Charts and diagrams as code:
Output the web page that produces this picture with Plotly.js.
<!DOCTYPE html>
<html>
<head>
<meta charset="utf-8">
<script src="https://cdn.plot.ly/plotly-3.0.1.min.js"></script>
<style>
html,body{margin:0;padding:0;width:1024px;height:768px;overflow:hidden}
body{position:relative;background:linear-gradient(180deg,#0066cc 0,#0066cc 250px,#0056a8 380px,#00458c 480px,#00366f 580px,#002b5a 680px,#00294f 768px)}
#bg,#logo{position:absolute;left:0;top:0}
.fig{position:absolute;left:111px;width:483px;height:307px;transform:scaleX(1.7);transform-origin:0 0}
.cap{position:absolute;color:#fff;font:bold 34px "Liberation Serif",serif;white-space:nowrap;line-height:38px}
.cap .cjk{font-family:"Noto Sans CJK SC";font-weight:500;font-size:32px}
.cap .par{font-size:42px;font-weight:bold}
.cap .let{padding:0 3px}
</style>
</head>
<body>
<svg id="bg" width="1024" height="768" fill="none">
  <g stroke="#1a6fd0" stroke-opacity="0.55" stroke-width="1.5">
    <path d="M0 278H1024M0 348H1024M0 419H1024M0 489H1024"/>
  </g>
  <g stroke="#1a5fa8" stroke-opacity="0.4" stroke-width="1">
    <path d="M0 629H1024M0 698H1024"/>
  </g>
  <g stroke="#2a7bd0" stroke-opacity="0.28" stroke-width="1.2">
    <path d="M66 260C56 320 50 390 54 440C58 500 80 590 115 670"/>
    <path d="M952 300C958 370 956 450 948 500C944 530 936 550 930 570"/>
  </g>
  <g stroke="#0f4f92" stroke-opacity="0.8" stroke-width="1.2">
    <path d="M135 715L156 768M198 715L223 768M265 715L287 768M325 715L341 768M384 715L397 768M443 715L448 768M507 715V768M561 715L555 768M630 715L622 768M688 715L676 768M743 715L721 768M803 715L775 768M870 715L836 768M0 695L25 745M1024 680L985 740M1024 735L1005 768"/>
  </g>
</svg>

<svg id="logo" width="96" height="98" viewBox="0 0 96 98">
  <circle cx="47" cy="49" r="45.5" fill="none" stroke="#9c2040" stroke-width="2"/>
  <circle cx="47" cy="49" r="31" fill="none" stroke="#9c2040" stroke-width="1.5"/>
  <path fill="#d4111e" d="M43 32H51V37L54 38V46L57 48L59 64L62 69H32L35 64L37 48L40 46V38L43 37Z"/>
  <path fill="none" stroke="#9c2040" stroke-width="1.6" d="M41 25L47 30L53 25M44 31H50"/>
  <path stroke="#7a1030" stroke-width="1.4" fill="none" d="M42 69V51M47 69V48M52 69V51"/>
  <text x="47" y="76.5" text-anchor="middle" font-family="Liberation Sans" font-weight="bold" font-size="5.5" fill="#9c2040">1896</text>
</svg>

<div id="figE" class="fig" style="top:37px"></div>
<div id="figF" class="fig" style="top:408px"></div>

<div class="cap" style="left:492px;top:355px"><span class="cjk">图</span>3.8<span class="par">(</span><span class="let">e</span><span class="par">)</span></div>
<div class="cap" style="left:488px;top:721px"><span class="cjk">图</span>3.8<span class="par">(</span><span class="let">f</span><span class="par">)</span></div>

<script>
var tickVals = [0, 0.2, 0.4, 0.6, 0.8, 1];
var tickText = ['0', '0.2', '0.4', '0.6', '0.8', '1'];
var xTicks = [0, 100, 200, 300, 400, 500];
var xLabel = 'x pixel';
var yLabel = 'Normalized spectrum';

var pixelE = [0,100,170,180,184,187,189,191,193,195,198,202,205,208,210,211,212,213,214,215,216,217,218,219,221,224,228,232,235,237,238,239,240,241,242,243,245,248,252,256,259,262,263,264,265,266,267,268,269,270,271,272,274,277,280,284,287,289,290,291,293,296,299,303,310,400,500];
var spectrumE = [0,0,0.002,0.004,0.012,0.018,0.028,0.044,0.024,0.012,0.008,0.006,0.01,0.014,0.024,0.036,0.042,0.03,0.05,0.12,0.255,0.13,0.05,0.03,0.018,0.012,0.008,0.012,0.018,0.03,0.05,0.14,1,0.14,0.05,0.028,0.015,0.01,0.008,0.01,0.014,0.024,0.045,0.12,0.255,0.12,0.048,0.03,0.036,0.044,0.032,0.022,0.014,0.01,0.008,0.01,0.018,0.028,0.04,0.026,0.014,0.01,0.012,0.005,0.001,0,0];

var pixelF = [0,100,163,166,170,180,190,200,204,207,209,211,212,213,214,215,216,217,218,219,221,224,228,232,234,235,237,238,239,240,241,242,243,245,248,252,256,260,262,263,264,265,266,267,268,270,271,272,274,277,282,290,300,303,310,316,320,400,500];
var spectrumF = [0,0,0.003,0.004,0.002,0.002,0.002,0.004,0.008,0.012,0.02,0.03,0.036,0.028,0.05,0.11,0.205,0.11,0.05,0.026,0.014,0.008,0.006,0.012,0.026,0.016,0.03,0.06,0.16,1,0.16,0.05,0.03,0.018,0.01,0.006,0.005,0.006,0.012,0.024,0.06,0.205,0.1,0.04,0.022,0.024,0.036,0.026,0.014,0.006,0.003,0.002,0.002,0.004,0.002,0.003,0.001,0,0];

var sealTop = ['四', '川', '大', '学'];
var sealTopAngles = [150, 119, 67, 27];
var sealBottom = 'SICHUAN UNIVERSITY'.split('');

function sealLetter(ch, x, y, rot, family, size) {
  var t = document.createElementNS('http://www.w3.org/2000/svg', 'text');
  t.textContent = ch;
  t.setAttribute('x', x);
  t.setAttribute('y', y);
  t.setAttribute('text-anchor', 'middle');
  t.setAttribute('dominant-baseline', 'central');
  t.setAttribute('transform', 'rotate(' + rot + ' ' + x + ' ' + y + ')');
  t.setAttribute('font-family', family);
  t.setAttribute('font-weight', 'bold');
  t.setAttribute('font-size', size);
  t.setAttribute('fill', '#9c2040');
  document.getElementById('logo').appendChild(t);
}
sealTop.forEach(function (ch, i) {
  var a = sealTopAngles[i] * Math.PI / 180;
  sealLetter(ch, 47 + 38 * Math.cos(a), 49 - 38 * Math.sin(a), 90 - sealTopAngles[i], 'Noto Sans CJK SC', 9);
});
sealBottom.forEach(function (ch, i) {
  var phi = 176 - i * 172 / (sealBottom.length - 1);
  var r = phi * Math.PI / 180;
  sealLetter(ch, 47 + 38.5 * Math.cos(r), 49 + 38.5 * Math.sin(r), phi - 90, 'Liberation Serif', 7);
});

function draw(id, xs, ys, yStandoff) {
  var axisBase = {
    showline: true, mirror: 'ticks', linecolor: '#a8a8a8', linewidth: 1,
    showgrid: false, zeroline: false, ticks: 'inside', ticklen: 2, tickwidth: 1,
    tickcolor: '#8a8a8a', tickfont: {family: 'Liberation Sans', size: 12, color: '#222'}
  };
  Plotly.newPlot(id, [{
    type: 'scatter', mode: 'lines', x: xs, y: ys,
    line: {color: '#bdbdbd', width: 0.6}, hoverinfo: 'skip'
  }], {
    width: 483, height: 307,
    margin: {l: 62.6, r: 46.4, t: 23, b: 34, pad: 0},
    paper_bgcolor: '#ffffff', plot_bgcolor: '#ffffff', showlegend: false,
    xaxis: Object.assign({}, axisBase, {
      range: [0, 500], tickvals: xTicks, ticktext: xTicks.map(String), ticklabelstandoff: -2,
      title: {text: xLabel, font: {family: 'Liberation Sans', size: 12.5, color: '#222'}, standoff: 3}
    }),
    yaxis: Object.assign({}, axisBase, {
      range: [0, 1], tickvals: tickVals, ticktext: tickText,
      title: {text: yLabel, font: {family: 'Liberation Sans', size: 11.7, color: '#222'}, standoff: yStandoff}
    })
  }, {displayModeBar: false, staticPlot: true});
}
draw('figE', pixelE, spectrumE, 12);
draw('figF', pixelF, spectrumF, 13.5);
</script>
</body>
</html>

--

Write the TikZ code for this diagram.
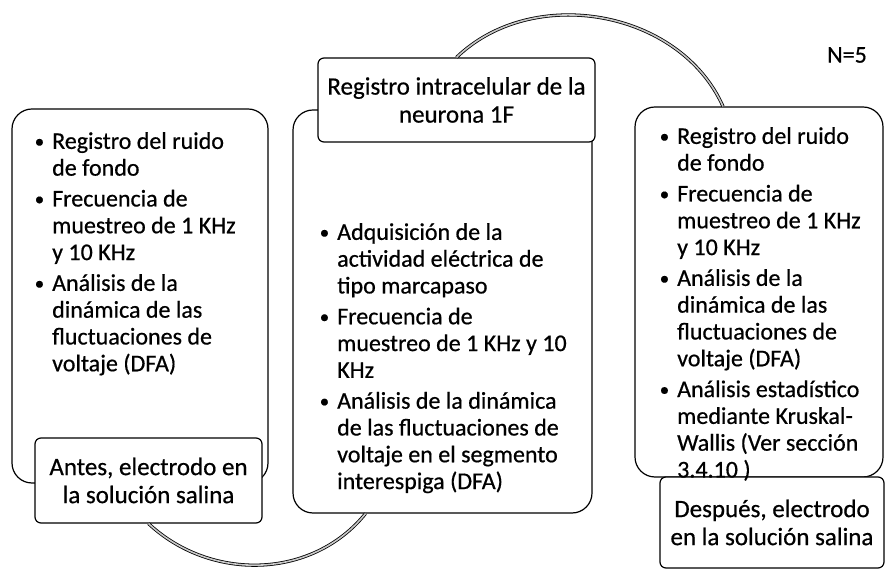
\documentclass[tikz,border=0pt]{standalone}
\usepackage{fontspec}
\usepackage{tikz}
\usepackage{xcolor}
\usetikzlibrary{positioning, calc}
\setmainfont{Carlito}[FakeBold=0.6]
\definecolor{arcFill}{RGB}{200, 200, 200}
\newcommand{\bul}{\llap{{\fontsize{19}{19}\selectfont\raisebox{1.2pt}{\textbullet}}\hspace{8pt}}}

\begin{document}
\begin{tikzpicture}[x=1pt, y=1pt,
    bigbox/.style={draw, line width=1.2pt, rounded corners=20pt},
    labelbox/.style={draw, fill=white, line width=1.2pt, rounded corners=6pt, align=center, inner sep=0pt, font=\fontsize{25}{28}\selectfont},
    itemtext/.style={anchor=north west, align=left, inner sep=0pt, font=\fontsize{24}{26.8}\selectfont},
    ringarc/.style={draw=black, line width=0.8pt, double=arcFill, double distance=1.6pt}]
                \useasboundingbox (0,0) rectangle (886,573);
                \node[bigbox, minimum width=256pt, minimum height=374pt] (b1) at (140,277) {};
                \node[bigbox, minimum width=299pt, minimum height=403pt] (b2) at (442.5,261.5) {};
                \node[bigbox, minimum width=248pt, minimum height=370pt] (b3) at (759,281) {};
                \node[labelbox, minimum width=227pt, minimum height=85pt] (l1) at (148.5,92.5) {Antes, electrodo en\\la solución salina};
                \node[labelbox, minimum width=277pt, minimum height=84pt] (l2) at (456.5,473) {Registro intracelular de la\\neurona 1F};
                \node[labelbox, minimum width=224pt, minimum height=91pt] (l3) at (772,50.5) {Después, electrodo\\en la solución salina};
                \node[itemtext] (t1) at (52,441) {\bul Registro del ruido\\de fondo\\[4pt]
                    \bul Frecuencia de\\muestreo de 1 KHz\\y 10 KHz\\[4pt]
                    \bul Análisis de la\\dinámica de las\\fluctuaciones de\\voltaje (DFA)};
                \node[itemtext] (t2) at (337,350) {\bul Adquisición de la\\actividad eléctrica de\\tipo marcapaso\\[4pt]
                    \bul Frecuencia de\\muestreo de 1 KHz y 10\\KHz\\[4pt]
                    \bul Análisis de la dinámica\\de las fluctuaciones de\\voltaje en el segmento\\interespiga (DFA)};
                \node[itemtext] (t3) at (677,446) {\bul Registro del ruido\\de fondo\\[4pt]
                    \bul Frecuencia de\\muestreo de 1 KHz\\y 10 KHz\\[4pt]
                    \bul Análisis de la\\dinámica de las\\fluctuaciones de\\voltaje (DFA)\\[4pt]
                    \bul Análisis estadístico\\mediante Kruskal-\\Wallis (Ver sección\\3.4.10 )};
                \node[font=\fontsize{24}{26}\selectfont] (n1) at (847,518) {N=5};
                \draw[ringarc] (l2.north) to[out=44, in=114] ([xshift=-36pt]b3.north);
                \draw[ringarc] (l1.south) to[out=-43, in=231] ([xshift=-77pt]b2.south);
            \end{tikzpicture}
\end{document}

• **Given problem**
Filter the data for the string "this" and copy every line that has it.

• **Solved exercise**
Output the web page that produces this picture with Plotly.js.
Write the TikZ code for this diagram.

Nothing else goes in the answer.